A spending cap, for example, could prevent the need for future tax hikes. In spring 2018, state lawmakers lent bipartisan support to a constitutional amendment to impose a spending cap on the state budget. Although the spending cap amendment never made it to a vote, members of the Illinois House of Representatives and Senate have pledged to reintroduce the legislation next year. The spending cap would have tied the growth in state spending to the long-run average growth in the economy, avoiding the need for economically damaging tax hikes.

In addition to a spending cap, reforming Illinois’ broken pension system would allow government to maintain core services while refraining from more punishing property and income tax increases. Pensions for government workers significantly burden both state and local government budgets, and the systems’ solvency continues to worsen even as taxpayers funnel billions of dollars into them each year. But tax hikes to pay for pensions do nothing to improve the delivery of current services and can depress home price appreciation. Lower home values have also been associated with lower job creation. A greater tax burden has made housing in Illinois less affordable than the past, and a worse investment relative to other states.



Taxpayers must reject calls for a progressive income tax if Illinois is to prioritize its economic growth.

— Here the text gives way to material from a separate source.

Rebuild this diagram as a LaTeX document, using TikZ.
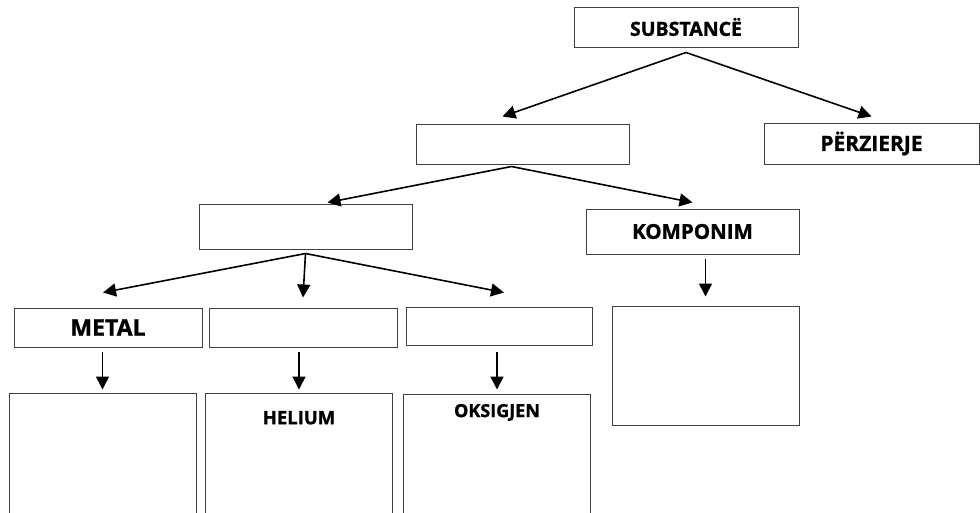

State lawmakers have called for an end to Illinois’ constitutionally protected flat income tax in favor of a progressive income tax with differing rates set according to income levels. Although often sold as a tax on the rich, other state progressive income tax models Pritzker has indicated he would look to for inspiration would all hike taxes on the typical Illinois family, and wouldn’t even come close to raising the revenue he needs to finance his spending plan.

The state’s economy cannot afford a progressive income tax hike – or any tax hike – if it is to ever to close the economic growth gap with the rest of the nation. Policymakers must opt for pro-growth reforms instead.